## Data to process
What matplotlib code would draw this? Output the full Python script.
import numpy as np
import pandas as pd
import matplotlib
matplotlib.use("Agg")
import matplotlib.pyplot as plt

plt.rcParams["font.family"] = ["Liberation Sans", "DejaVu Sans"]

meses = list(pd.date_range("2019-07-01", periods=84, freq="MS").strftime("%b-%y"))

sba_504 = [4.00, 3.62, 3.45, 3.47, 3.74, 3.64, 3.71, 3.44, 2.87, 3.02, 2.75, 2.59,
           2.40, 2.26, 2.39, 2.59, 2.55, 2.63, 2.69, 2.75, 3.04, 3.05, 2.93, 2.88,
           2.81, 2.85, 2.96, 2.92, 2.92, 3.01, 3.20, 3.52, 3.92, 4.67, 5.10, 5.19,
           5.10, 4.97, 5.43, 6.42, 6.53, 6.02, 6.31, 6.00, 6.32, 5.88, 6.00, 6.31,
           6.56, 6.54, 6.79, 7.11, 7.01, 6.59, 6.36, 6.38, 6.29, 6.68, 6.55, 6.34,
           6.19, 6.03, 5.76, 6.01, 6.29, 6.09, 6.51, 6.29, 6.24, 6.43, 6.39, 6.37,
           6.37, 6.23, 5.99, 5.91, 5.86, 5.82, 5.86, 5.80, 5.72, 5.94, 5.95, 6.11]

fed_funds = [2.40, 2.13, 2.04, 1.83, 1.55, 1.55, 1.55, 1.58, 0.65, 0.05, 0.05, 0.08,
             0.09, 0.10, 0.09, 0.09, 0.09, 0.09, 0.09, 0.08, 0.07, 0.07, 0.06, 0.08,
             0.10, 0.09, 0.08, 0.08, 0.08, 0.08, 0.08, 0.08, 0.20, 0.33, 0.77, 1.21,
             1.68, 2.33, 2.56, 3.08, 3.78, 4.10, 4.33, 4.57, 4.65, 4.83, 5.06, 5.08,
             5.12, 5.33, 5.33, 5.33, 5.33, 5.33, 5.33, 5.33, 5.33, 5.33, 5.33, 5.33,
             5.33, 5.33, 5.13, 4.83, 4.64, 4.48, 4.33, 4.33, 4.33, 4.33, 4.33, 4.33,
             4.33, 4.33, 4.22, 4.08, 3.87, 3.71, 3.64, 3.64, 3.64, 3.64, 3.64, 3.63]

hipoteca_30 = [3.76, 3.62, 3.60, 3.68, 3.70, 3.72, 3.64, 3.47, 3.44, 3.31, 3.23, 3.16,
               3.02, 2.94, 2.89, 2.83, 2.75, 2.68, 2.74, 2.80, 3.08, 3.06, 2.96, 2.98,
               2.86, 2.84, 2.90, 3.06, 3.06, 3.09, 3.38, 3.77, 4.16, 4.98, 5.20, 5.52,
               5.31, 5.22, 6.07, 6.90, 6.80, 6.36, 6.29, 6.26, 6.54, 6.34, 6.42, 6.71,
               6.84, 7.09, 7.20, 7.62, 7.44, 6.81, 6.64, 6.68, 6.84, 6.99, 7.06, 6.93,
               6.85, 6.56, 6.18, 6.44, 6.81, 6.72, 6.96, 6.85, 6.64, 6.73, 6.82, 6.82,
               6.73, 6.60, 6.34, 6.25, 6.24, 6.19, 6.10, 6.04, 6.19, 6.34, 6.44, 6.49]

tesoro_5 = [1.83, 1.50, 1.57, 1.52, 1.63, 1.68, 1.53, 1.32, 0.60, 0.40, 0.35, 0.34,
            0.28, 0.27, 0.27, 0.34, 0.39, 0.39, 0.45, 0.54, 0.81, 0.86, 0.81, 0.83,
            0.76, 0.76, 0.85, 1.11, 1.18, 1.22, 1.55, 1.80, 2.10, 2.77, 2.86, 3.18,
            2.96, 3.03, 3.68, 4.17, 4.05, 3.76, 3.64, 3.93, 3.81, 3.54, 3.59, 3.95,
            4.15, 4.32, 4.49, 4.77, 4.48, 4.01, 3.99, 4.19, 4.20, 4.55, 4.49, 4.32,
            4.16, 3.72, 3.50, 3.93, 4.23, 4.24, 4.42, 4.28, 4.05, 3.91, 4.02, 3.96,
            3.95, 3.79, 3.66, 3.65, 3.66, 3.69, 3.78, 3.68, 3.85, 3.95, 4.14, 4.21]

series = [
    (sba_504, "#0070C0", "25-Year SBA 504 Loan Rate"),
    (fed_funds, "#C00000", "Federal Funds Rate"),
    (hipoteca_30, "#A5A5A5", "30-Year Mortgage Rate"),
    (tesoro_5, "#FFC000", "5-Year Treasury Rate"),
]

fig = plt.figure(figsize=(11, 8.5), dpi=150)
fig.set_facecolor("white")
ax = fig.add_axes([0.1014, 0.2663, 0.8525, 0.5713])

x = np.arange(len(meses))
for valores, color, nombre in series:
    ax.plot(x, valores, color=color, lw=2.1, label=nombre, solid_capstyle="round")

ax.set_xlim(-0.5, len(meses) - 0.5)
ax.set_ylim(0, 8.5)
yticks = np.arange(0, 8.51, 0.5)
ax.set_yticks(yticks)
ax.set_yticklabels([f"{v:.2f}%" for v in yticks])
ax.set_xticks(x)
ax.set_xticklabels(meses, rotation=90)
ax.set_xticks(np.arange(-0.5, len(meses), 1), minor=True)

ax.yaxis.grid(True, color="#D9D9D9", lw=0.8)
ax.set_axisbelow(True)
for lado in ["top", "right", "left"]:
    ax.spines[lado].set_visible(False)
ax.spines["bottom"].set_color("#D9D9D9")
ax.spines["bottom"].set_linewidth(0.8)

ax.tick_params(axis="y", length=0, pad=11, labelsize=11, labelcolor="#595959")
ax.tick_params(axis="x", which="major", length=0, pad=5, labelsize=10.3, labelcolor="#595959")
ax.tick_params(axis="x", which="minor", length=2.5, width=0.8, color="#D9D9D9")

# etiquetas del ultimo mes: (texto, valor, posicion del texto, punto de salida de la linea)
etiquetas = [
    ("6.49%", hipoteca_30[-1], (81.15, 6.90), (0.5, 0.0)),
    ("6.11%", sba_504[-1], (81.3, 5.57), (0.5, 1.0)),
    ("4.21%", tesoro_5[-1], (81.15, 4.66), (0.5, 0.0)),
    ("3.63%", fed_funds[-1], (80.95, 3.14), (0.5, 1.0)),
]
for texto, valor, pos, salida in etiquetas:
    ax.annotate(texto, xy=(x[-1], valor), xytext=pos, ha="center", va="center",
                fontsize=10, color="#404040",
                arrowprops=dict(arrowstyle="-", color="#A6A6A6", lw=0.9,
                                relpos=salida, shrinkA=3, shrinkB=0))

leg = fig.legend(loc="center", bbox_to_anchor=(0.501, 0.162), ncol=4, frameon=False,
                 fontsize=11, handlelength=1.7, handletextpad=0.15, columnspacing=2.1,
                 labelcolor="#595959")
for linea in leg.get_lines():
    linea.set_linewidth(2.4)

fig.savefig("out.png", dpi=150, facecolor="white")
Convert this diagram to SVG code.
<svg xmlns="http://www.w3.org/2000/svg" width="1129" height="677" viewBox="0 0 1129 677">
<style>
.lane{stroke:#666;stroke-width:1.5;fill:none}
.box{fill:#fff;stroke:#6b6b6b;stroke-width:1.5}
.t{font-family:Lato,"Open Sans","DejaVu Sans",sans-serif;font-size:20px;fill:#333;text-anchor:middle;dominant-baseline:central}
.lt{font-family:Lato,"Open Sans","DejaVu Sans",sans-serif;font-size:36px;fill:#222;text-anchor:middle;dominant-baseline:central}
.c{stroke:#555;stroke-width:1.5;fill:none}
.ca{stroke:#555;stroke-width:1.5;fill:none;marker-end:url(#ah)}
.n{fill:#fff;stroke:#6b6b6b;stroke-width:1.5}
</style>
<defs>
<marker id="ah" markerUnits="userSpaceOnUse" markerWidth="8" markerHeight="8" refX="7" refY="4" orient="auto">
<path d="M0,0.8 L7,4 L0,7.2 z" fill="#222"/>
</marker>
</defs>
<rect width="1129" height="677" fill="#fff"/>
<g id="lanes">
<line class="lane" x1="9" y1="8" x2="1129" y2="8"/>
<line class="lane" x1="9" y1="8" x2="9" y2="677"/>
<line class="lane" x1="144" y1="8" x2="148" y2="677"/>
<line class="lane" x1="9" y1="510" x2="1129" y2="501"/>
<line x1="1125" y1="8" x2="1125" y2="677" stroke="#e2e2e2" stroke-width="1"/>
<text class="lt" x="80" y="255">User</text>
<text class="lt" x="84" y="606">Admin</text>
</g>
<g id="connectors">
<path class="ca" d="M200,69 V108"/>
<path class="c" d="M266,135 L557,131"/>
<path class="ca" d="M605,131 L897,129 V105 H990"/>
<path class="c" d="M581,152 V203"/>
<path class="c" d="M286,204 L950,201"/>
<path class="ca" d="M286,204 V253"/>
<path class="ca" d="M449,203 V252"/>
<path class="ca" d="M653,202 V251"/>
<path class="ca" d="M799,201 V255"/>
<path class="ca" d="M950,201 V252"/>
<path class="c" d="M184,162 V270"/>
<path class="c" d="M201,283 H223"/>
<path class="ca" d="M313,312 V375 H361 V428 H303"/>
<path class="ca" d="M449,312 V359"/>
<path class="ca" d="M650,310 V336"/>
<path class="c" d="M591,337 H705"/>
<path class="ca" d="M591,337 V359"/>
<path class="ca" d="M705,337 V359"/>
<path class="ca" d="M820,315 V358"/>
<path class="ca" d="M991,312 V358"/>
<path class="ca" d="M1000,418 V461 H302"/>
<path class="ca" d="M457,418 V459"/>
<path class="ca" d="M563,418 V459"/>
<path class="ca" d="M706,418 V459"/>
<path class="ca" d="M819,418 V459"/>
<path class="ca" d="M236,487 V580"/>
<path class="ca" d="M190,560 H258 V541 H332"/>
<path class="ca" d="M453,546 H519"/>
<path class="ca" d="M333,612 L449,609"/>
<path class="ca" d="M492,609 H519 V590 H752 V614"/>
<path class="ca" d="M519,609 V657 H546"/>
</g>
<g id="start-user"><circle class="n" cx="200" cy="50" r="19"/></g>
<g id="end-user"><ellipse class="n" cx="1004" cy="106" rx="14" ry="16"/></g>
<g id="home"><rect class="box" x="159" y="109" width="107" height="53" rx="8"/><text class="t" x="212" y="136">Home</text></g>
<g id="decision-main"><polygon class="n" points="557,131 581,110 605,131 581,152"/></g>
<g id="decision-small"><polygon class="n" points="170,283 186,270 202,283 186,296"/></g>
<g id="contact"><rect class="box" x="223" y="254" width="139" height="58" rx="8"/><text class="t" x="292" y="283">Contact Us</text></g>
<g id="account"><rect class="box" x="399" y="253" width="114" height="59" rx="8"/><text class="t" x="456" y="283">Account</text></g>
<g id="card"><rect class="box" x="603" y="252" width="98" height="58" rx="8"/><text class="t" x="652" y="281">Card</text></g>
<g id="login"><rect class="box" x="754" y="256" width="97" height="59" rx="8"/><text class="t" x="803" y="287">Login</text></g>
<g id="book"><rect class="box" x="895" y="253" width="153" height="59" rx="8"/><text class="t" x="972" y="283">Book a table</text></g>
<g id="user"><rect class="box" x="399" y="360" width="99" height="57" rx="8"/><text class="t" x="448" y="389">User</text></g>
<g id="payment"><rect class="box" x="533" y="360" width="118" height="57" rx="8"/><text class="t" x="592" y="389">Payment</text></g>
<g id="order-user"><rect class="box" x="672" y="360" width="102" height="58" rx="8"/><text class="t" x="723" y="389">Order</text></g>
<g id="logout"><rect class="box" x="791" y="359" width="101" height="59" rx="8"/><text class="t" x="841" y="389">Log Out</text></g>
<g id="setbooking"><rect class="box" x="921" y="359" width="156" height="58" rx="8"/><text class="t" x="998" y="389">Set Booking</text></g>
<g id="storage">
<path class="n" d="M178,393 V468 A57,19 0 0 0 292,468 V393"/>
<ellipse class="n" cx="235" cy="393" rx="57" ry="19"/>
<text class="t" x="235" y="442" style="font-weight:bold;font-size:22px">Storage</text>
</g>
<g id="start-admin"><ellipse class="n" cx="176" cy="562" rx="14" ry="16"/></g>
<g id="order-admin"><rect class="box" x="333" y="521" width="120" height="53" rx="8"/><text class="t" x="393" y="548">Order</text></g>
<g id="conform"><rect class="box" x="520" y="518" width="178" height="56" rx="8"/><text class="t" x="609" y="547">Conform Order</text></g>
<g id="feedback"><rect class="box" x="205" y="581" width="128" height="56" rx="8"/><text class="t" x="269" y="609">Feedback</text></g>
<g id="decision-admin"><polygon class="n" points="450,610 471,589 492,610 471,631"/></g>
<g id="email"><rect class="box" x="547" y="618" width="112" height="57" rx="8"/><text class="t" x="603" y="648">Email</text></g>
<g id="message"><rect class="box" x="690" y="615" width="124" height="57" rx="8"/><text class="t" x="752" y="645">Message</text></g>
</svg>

## Challenge
Quote exactly the stretch of lines above that starts at the first one and ends at the line with "6.34, 6.44, 6.49]", and nothing beyond it.

## Answer in full
What matplotlib code would draw this? Output the full Python script.
import numpy as np
import pandas as pd
import matplotlib
matplotlib.use("Agg")
import matplotlib.pyplot as plt

plt.rcParams["font.family"] = ["Liberation Sans", "DejaVu Sans"]

meses = list(pd.date_range("2019-07-01", periods=84, freq="MS").strftime("%b-%y"))

sba_504 = [4.00, 3.62, 3.45, 3.47, 3.74, 3.64, 3.71, 3.44, 2.87, 3.02, 2.75, 2.59,
           2.40, 2.26, 2.39, 2.59, 2.55, 2.63, 2.69, 2.75, 3.04, 3.05, 2.93, 2.88,
           2.81, 2.85, 2.96, 2.92, 2.92, 3.01, 3.20, 3.52, 3.92, 4.67, 5.10, 5.19,
           5.10, 4.97, 5.43, 6.42, 6.53, 6.02, 6.31, 6.00, 6.32, 5.88, 6.00, 6.31,
           6.56, 6.54, 6.79, 7.11, 7.01, 6.59, 6.36, 6.38, 6.29, 6.68, 6.55, 6.34,
           6.19, 6.03, 5.76, 6.01, 6.29, 6.09, 6.51, 6.29, 6.24, 6.43, 6.39, 6.37,
           6.37, 6.23, 5.99, 5.91, 5.86, 5.82, 5.86, 5.80, 5.72, 5.94, 5.95, 6.11]

fed_funds = [2.40, 2.13, 2.04, 1.83, 1.55, 1.55, 1.55, 1.58, 0.65, 0.05, 0.05, 0.08,
             0.09, 0.10, 0.09, 0.09, 0.09, 0.09, 0.09, 0.08, 0.07, 0.07, 0.06, 0.08,
             0.10, 0.09, 0.08, 0.08, 0.08, 0.08, 0.08, 0.08, 0.20, 0.33, 0.77, 1.21,
             1.68, 2.33, 2.56, 3.08, 3.78, 4.10, 4.33, 4.57, 4.65, 4.83, 5.06, 5.08,
             5.12, 5.33, 5.33, 5.33, 5.33, 5.33, 5.33, 5.33, 5.33, 5.33, 5.33, 5.33,
             5.33, 5.33, 5.13, 4.83, 4.64, 4.48, 4.33, 4.33, 4.33, 4.33, 4.33, 4.33,
             4.33, 4.33, 4.22, 4.08, 3.87, 3.71, 3.64, 3.64, 3.64, 3.64, 3.64, 3.63]

hipoteca_30 = [3.76, 3.62, 3.60, 3.68, 3.70, 3.72, 3.64, 3.47, 3.44, 3.31, 3.23, 3.16,
               3.02, 2.94, 2.89, 2.83, 2.75, 2.68, 2.74, 2.80, 3.08, 3.06, 2.96, 2.98,
               2.86, 2.84, 2.90, 3.06, 3.06, 3.09, 3.38, 3.77, 4.16, 4.98, 5.20, 5.52,
               5.31, 5.22, 6.07, 6.90, 6.80, 6.36, 6.29, 6.26, 6.54, 6.34, 6.42, 6.71,
               6.84, 7.09, 7.20, 7.62, 7.44, 6.81, 6.64, 6.68, 6.84, 6.99, 7.06, 6.93,
               6.85, 6.56, 6.18, 6.44, 6.81, 6.72, 6.96, 6.85, 6.64, 6.73, 6.82, 6.82,
               6.73, 6.60, 6.34, 6.25, 6.24, 6.19, 6.10, 6.04, 6.19, 6.34, 6.44, 6.49]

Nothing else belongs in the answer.